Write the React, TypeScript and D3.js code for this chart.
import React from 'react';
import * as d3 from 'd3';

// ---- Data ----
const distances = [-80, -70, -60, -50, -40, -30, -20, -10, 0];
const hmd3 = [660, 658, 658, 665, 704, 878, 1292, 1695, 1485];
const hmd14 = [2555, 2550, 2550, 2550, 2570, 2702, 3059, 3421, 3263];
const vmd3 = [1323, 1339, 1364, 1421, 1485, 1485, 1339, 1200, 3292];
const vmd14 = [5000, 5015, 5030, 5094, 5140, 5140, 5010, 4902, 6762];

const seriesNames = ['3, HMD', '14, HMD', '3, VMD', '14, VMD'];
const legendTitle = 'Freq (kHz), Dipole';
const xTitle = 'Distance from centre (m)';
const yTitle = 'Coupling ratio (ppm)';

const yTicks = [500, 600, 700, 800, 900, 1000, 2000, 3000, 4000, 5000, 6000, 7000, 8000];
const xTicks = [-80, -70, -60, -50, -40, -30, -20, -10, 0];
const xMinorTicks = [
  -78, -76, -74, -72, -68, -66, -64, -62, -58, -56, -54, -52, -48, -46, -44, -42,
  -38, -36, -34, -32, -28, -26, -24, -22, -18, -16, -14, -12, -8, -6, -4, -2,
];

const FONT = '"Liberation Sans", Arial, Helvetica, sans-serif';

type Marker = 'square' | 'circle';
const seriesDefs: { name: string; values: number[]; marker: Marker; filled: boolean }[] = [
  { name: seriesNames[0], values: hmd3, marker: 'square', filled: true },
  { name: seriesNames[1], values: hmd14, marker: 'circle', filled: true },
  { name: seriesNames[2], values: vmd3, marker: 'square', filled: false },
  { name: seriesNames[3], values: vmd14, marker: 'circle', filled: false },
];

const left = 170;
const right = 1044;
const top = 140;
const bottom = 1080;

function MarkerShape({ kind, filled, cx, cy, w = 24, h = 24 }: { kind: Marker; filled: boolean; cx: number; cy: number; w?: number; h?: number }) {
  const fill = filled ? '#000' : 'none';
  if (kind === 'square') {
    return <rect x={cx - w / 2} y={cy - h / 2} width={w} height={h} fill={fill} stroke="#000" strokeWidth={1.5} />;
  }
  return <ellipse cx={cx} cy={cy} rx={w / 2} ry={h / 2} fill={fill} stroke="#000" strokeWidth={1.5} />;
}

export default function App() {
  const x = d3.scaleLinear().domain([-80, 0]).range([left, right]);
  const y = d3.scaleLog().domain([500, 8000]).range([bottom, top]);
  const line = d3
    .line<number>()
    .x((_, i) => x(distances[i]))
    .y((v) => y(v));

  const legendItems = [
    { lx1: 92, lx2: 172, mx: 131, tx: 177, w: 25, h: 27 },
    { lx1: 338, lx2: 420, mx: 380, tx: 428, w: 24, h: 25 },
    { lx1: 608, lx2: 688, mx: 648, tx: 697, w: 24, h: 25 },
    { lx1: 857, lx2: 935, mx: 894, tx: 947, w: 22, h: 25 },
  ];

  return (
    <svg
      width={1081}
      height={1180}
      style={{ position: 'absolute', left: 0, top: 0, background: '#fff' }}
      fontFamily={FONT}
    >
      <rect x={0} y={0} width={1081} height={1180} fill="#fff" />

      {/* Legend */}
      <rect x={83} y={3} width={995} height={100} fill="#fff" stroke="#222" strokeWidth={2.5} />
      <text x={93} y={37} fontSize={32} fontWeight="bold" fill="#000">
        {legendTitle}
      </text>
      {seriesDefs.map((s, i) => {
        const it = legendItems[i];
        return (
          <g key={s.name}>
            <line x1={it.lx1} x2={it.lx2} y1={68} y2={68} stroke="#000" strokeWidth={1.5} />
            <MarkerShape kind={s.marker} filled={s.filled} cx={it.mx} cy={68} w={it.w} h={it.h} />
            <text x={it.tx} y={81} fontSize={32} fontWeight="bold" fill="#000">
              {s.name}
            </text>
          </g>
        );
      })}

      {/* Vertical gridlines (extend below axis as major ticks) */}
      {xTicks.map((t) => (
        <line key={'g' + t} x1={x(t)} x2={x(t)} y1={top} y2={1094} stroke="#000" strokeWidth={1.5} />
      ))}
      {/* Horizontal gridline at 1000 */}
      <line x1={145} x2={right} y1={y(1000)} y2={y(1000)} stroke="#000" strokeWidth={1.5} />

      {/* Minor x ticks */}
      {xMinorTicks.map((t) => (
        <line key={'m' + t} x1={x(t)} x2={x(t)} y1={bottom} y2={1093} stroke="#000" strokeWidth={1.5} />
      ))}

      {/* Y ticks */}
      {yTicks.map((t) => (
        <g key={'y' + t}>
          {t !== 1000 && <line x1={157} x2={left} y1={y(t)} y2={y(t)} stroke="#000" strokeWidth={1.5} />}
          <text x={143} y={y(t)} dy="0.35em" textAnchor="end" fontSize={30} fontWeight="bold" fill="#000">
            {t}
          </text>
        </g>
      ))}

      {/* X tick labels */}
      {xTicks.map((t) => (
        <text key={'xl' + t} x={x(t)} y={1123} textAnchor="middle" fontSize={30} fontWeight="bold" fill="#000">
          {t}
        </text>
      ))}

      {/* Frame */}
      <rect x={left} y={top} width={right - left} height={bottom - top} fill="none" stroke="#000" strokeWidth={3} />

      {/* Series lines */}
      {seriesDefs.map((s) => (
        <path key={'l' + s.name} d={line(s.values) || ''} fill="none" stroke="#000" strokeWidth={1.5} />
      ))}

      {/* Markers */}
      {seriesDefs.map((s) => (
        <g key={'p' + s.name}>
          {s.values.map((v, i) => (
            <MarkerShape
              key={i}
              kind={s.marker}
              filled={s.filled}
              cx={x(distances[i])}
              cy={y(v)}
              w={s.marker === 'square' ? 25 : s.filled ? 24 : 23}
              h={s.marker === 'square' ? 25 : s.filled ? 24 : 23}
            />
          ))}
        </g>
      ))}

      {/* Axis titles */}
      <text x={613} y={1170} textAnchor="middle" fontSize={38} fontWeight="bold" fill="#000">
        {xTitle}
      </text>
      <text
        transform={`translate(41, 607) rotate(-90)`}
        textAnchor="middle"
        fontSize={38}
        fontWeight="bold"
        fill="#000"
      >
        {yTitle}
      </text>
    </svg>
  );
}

■ ■ ■

The lines from the top of the data above down to the line containing "Arial, Helvetica, sans-serif';" are to be copied exactly; no other line should appear.

Write the React, TypeScript and D3.js code for this chart.
import React from 'react';
import * as d3 from 'd3';

// ---- Data ----
const distances = [-80, -70, -60, -50, -40, -30, -20, -10, 0];
const hmd3 = [660, 658, 658, 665, 704, 878, 1292, 1695, 1485];
const hmd14 = [2555, 2550, 2550, 2550, 2570, 2702, 3059, 3421, 3263];
const vmd3 = [1323, 1339, 1364, 1421, 1485, 1485, 1339, 1200, 3292];
const vmd14 = [5000, 5015, 5030, 5094, 5140, 5140, 5010, 4902, 6762];

const seriesNames = ['3, HMD', '14, HMD', '3, VMD', '14, VMD'];
const legendTitle = 'Freq (kHz), Dipole';
const xTitle = 'Distance from centre (m)';
const yTitle = 'Coupling ratio (ppm)';

const yTicks = [500, 600, 700, 800, 900, 1000, 2000, 3000, 4000, 5000, 6000, 7000, 8000];
const xTicks = [-80, -70, -60, -50, -40, -30, -20, -10, 0];
const xMinorTicks = [
  -78, -76, -74, -72, -68, -66, -64, -62, -58, -56, -54, -52, -48, -46, -44, -42,
  -38, -36, -34, -32, -28, -26, -24, -22, -18, -16, -14, -12, -8, -6, -4, -2,
];

const FONT = '"Liberation Sans", Arial, Helvetica, sans-serif';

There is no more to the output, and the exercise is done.